- [Data provided]

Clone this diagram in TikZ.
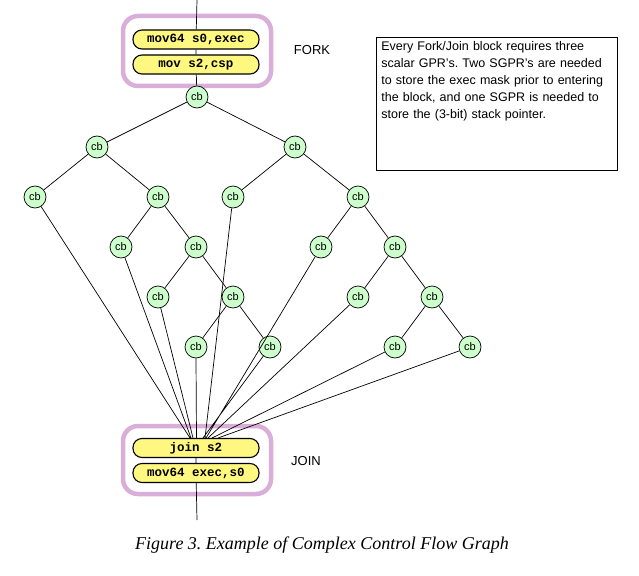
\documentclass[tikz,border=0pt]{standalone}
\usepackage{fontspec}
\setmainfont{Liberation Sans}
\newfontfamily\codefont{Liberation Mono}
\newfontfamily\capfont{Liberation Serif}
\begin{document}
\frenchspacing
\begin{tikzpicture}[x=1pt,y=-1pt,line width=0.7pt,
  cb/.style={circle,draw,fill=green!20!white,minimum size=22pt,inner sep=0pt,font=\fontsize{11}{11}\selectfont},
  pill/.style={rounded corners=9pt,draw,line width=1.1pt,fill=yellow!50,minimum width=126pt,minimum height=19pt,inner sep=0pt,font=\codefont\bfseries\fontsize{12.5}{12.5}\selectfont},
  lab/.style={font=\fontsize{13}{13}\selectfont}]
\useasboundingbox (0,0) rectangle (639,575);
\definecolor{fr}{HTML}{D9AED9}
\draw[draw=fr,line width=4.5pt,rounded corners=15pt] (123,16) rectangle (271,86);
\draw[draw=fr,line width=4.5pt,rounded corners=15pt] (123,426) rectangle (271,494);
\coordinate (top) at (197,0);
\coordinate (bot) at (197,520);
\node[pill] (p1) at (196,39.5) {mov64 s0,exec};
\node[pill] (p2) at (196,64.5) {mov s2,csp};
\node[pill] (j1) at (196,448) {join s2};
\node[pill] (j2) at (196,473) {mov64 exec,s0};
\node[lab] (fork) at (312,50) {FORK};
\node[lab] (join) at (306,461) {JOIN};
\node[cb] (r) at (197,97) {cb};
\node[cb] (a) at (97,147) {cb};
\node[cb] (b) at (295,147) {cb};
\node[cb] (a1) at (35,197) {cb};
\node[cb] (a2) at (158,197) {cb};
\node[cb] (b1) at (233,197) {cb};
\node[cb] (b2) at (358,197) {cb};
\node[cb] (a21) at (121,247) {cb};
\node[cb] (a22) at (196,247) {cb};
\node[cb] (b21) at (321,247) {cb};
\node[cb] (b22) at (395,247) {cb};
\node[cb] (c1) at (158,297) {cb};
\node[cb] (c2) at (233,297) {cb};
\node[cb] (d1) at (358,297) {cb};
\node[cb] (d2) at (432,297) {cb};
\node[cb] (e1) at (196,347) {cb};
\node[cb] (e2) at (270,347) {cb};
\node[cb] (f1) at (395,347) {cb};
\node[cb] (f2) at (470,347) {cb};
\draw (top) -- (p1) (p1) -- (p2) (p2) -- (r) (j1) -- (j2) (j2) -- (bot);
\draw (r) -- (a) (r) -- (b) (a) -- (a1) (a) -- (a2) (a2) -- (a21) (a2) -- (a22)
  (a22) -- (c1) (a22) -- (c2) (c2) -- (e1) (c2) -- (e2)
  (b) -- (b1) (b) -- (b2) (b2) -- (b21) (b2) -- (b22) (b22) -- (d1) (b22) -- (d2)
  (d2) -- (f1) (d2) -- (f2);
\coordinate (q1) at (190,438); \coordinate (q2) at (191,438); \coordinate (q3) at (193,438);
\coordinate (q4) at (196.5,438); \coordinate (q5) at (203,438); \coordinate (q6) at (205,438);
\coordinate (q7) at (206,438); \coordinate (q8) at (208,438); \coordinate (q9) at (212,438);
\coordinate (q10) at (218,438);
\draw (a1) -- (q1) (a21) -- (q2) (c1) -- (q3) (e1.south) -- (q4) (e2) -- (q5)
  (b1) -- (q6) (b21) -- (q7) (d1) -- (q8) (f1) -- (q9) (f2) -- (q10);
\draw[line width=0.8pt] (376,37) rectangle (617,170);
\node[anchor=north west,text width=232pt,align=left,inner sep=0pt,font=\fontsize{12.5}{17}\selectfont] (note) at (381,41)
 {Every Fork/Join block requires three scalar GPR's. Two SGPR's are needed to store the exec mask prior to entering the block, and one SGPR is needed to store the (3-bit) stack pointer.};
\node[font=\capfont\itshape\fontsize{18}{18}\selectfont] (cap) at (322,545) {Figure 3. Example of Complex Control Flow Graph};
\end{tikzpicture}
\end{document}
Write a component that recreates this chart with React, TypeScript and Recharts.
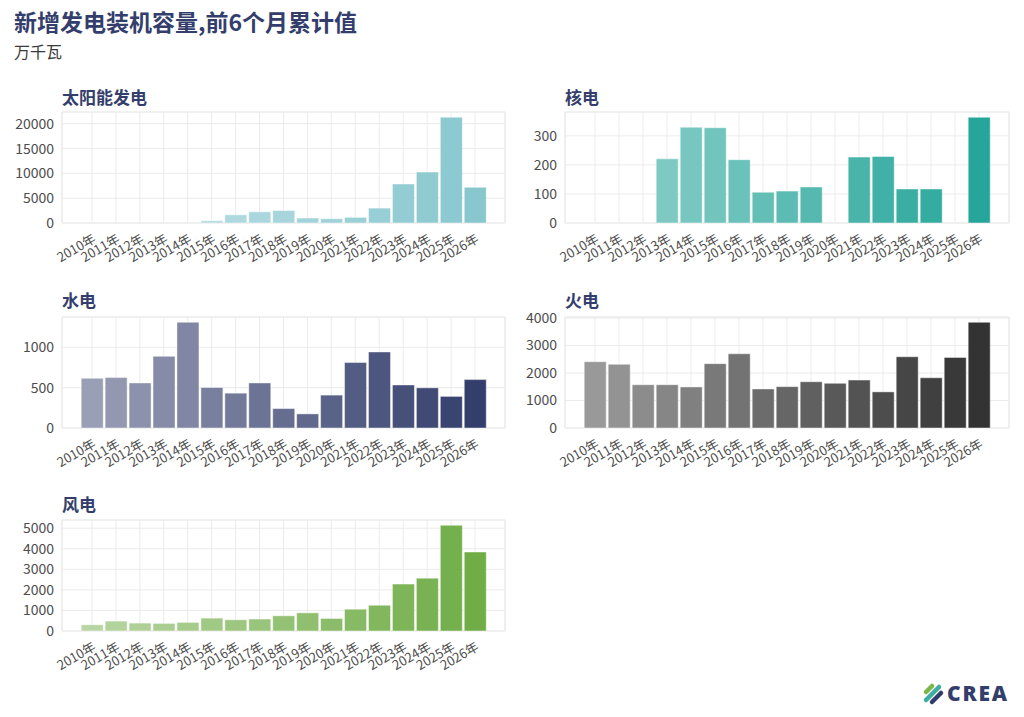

- [Task objective] List all lines above in which the string "this" appears.

- [Reply to the task]
Clone this diagram in TikZ.
Write a component that recreates this chart with React, TypeScript and Recharts.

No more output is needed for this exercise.